Three commercial spaghetti samples were used, with different strand diameters and cooked in the same way; then the texture was analysed in such a way to provide 12 different measurements per sample. Different factors such as spaghetti weight, length of strand, cooling water temperature etc were varied; this allowed for researchers to find out the best conditions for testing the pasta’s firmness. The researchers then used the linear mixed models procedures available in ASReml to analyse the firmness of the spaghetti samples.
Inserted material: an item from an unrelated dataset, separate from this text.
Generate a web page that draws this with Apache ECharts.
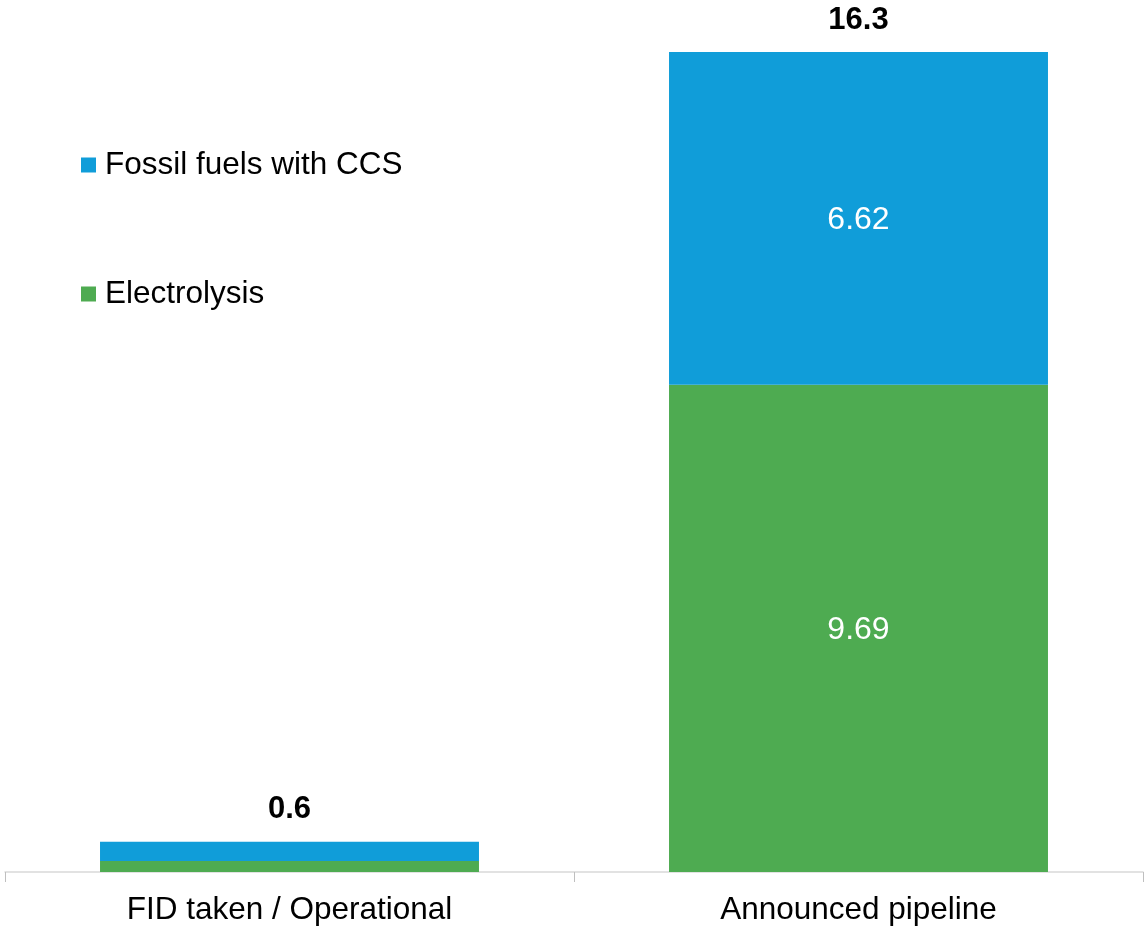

Responses of spaghetti firmness to most of the factors was linear or could be made linear with a transformation so the fitting of a model was very simple. However the advantage with ASReml is that you can add complex variance structures to a model which often cannot be done with other packages. In this simple case ASReml allows the researchers to estimate the variance for each level of factor in each experiment and determine if any of the levels had significantly lower variance. If the model suggested differing variances the level of factor with the lower variance was recommended as the setting to use. With both the Tamworth and Canadian laboratories using a standard method the correlations between laboratories was greatly improved and average differences between the laboratories was reduced.

This study has shown that there are ways of increasing the repeatability of the results, and hence make it easier to discriminate between textural differences in different pasta samples, and shows there is an alternative to sensory analysis. The impact for laboratories, the Durum trade and pasta manufacturing industry is huge; decisions on wheat variety, ingredients, recommended cooking times etc are based on science not taste buds.

As a footnote – throwing spaghetti at the wall is still used as a valid test of stickiness, for me personally this means I can happily continue trying to redecorate my kitchen!